Our high tensile fence, mostly through the woods, is underway. This post is the actual work on progress. To see my planning/notes post, Click Here. I’ve cut 30+ trees, split and hauled out the big stuff and stacked it. I’ve got smaller logs laying out there that I’m bringing up a little at a time in cool mornings when the bugs aren’t so bad. I cleared enough to set the corner posts, run some bailing twine on them and see what else needs to be cut. This is the Ozarks so I had some spots where I had to roll some small boulders out and fill the holes to make it drive-able with the little tractor. I’ve got so many that in some spots, I filled all but the smallest holes with other rocks I rolled out. Big rocks go into holes left from huge rocks. Medium sized rocks go into holes left by big rocks etc etc. I just got some gravel for the driveway so I used some of the gravel to do some filling in on the fence line trail. This is a little of the front line out by the road that you can barely see to the right.
Here’s one end of the back line which is also the longest line.
I think I’ve got a total of maybe 10 trees left to cut with most of them being on the front line and leaning towards the road so I’ll have to have someone out there to watch for cars. I got the post in for the top corner by the road a couple of weeks ago. Went pretty good for Ozarks soil but the top end is pretty flat and even though it’s our top end, there’s another property higher up the hill. I imagine some of the dirt I dug came from that higher property.
Today, I got the corner post for the lower end by the road put in and the hole dug for the lower back corner post. I’m a few inches shy of my 42″ depth because I hit a rock and I ended up flaring the bottom of the hole to try and get the rocks out but it’s big. Since my hole is flared at the bottom now, I’ll just add a couple of bags of ready mix to the hole to make up for lack of depth. There’s water in that hole so all I have to do is dump the mix in and then finish filling it up with the mostly gravel dirt I dug out. I needed that lower back(away from road) post in before I can do my upper back post because the 7.5 acres is surveyed but the 8 acres isn’t. I do have an old marker back there but it’s further up than that corner of the fence so what I’ll do is attach my wire to the lower back post and stretch it with my tractor and measure of the old marker to make sure it’s parallel to the property line. I’m coming in three foot from the property line with the fence to give me a little room to maintain the outside of the fence. I had my orange bailing twine on the property line going by the survey markers and then eyeballing the back, plus going by the old marker, which is about 40 foot off.

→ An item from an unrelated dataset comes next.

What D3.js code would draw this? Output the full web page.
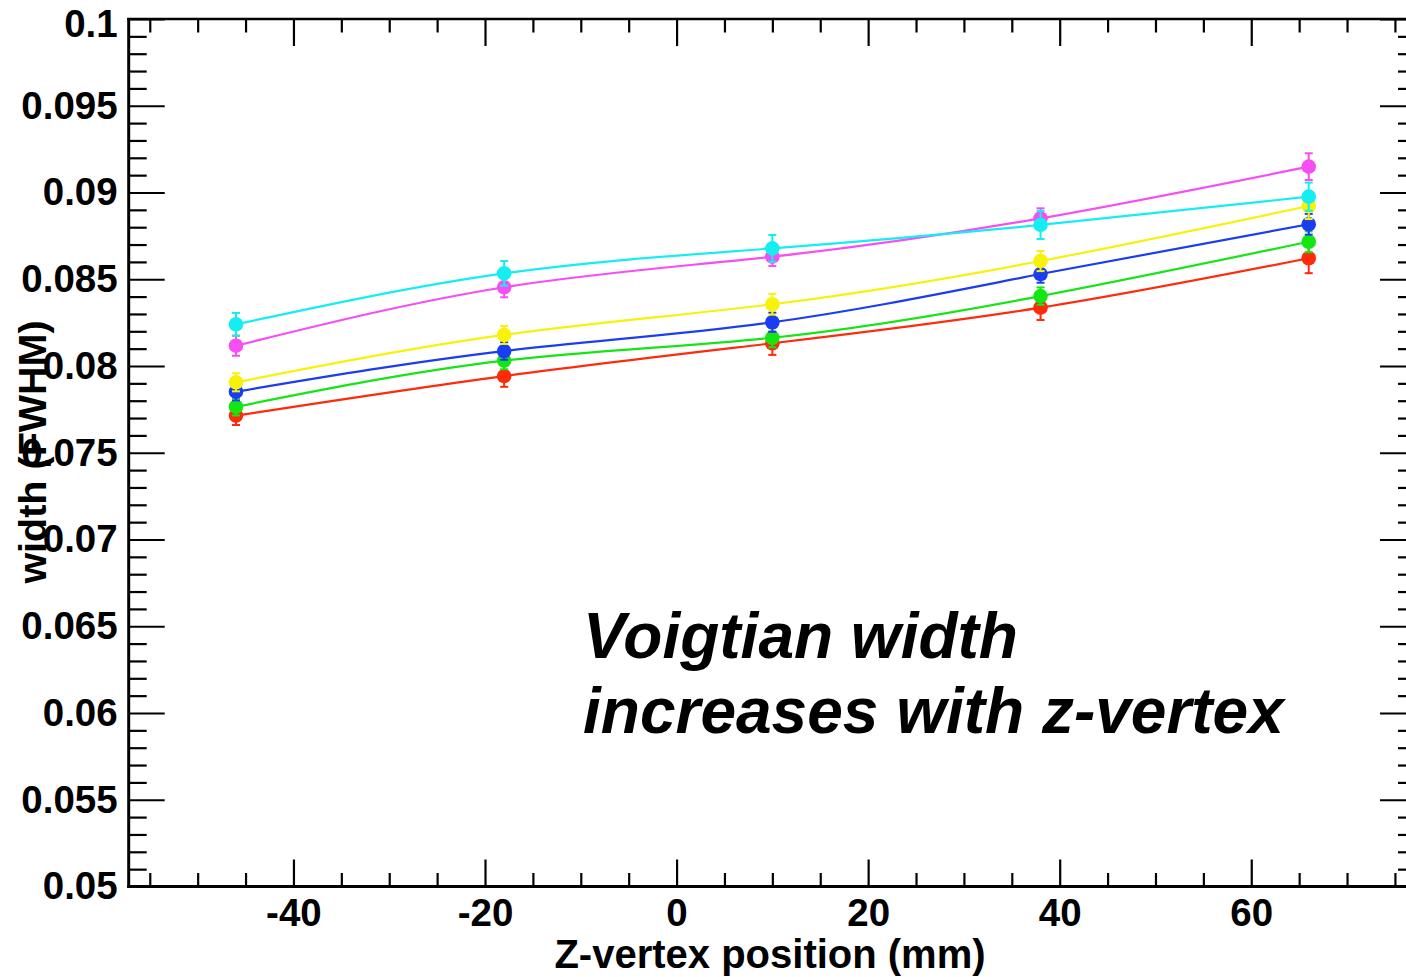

Update 8/28/2019 As of mid Spring all four corner posts were in and the seed ticks were out so I pretty much had to quit for the year. I still need to pull the bottom wire around the perimeter and then I can dig my brace post holes and set my brace assemblies as below. I was planning on single braces but I think I’ll do the double brace for one corner. When I set the corner post in for that, I didn’t hit any gravel so when packed in, it’s not as solid as the rest, where most of what I dug out was gravel. Those packed in solid like they are in concrete.
I do have an electric fence completed, just a wee bit smaller. I moved the dogs away from the house as two of them are to be LGDs, although only one of those two is an actual LGD type breed, Great Pyrenees. The other looks to be Old English Sheep dog which of course haven’t been used for their original purpose in many generations. The Border Collie replaced them because they are better at herding and a whole lot cheaper to feed. So I set up a pen against what will be the inside of the perimeter fence.
Funny thing is, on that little fence for the temporary dog pen, I used a good portion of my insulators and hardware because it still has four corner posts, eight brace posts and some line posts. I electrified every other wire starting from the bottom which leaves the top wire non-electrified but that top wire is 51 inches off the ground so I might just leave it that way. The design I’m going by has the two bottom wires hot and then every other one from there up, leaving the top wire as a hot wire.
So this little 85×85 fence with a fence charger made for 10 acres – 30 miles of fence is quite hot. I measured close to 9000 volts from hot wire to the earth or ground wire. The dogs touched the fence once and only once, letting out quite a yelp when they did.